## EXERCISE OBJECTIVE
Each line in the entries below that holds the string "this" is to be listed.

## RECORDS TO USE
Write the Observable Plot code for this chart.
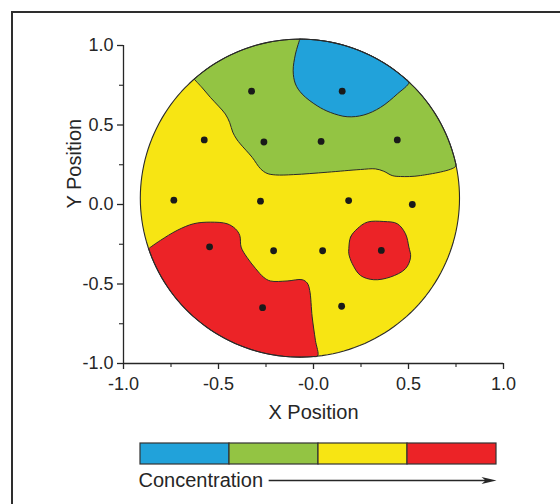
...
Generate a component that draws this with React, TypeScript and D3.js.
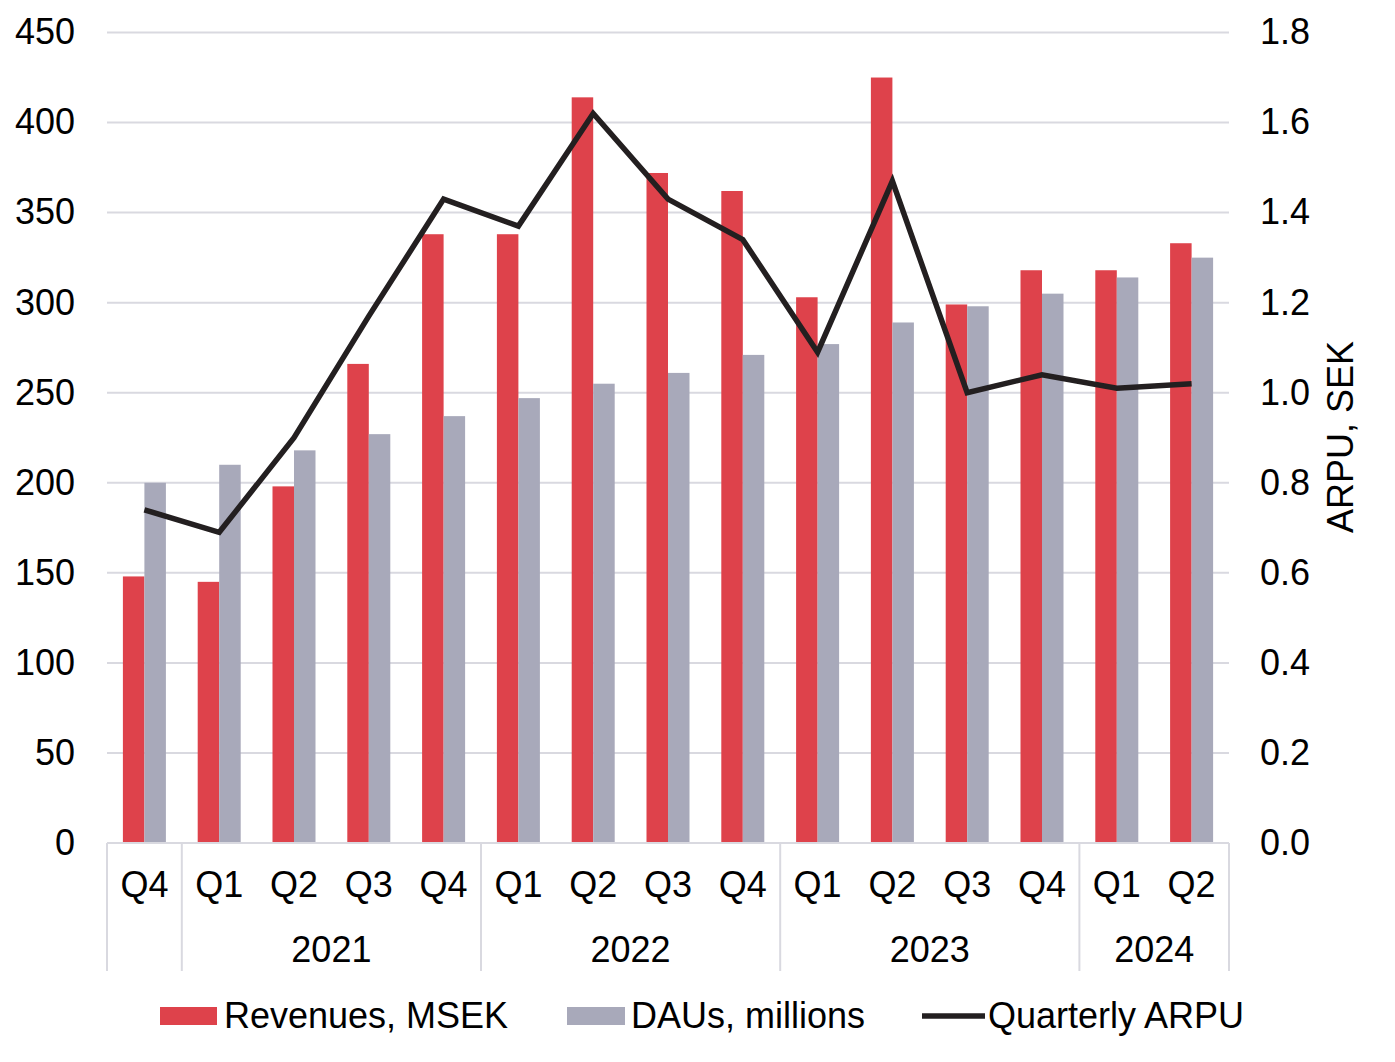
...
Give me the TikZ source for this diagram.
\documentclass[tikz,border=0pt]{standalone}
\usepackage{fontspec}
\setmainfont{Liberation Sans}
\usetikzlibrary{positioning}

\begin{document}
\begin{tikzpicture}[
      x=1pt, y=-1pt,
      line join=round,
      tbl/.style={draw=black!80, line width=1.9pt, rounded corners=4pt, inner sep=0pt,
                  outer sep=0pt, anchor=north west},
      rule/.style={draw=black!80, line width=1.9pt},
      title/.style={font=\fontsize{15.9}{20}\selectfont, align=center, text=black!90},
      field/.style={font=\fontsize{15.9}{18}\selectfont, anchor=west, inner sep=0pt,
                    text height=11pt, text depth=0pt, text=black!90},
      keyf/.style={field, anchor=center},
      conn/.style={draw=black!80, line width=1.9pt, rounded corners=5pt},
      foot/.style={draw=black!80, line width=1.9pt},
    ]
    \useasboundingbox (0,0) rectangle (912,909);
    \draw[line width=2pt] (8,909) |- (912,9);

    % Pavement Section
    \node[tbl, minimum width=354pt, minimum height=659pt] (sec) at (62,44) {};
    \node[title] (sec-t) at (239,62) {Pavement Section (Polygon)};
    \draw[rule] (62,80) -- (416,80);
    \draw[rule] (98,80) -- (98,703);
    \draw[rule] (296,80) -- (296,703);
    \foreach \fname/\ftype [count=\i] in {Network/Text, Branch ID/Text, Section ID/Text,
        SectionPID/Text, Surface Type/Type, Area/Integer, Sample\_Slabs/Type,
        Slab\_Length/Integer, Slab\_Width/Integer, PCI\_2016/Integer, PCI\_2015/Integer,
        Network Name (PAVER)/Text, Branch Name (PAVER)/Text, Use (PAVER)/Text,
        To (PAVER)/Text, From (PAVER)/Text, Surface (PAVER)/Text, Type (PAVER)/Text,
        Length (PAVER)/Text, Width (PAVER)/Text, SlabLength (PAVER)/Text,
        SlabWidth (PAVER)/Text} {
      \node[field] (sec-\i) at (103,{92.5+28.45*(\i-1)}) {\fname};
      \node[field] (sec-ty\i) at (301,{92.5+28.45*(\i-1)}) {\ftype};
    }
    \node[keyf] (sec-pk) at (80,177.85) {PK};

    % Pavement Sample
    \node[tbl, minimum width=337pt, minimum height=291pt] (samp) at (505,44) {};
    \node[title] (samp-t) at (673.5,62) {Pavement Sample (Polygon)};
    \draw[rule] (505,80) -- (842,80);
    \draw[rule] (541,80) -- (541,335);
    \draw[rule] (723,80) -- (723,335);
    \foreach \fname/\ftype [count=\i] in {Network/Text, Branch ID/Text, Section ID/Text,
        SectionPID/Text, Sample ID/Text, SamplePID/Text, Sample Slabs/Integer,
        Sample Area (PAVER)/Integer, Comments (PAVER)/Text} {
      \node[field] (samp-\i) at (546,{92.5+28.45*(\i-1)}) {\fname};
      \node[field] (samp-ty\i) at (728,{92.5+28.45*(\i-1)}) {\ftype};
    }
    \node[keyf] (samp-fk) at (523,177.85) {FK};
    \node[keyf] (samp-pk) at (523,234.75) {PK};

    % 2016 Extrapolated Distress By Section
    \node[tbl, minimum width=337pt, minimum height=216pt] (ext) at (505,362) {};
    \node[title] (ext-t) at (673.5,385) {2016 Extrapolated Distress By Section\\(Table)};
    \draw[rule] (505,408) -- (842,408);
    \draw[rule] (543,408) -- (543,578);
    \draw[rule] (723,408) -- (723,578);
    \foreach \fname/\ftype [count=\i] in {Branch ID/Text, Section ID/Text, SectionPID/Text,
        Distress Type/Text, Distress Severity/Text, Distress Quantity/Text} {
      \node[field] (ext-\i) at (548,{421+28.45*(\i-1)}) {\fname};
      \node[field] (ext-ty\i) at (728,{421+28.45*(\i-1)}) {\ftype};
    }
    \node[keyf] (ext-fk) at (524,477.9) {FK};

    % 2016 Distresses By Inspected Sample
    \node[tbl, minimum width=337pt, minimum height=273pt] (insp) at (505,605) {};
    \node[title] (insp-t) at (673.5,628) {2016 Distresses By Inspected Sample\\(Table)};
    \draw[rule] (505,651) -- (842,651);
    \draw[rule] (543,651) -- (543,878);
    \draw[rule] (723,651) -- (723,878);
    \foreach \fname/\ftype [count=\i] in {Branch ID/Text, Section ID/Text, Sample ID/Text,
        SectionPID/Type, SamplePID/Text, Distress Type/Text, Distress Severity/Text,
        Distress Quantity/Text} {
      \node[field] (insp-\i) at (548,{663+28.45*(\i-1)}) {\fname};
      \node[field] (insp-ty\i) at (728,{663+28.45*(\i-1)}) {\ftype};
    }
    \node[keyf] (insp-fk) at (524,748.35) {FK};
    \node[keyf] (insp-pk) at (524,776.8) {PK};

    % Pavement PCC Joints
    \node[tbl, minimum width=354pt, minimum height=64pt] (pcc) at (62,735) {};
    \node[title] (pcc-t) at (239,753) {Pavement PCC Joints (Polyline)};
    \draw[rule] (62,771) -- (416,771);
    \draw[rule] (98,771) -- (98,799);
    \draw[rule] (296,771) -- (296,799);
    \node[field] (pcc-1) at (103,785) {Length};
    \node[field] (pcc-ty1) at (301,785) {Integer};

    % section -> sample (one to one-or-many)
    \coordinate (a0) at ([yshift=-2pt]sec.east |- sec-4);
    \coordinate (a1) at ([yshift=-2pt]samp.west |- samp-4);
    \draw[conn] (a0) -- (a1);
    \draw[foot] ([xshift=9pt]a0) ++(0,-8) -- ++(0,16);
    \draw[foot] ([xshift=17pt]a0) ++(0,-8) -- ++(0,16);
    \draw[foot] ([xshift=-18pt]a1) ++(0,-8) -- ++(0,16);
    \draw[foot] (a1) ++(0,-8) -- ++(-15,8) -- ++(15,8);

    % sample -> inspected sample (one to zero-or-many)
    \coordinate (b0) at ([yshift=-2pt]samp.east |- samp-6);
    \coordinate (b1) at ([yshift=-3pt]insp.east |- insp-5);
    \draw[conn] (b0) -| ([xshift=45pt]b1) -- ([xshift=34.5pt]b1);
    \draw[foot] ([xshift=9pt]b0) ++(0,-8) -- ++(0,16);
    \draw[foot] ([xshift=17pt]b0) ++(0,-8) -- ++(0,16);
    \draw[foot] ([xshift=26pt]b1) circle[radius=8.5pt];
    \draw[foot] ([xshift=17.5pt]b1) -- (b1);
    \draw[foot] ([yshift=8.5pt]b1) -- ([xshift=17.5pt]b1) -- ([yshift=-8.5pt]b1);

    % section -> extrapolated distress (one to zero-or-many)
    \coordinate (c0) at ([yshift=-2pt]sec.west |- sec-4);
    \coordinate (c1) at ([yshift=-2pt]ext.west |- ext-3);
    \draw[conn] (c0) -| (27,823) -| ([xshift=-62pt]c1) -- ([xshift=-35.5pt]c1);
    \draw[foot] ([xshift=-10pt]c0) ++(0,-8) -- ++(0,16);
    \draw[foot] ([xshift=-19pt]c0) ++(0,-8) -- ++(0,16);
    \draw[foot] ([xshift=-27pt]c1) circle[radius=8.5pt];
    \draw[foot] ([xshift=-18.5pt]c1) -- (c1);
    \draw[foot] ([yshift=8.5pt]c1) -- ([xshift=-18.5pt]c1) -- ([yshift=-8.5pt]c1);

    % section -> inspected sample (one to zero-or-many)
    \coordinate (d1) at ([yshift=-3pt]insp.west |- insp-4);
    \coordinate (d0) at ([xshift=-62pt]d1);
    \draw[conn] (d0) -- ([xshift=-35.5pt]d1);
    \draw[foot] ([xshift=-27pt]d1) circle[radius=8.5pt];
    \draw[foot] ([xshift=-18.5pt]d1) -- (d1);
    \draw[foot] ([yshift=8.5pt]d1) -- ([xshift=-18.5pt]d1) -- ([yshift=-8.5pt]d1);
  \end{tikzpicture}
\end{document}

## TASK RESULT
Write the Observable Plot code for this chart.
Generate a component that draws this with React, TypeScript and D3.js.
Give me the TikZ source for this diagram.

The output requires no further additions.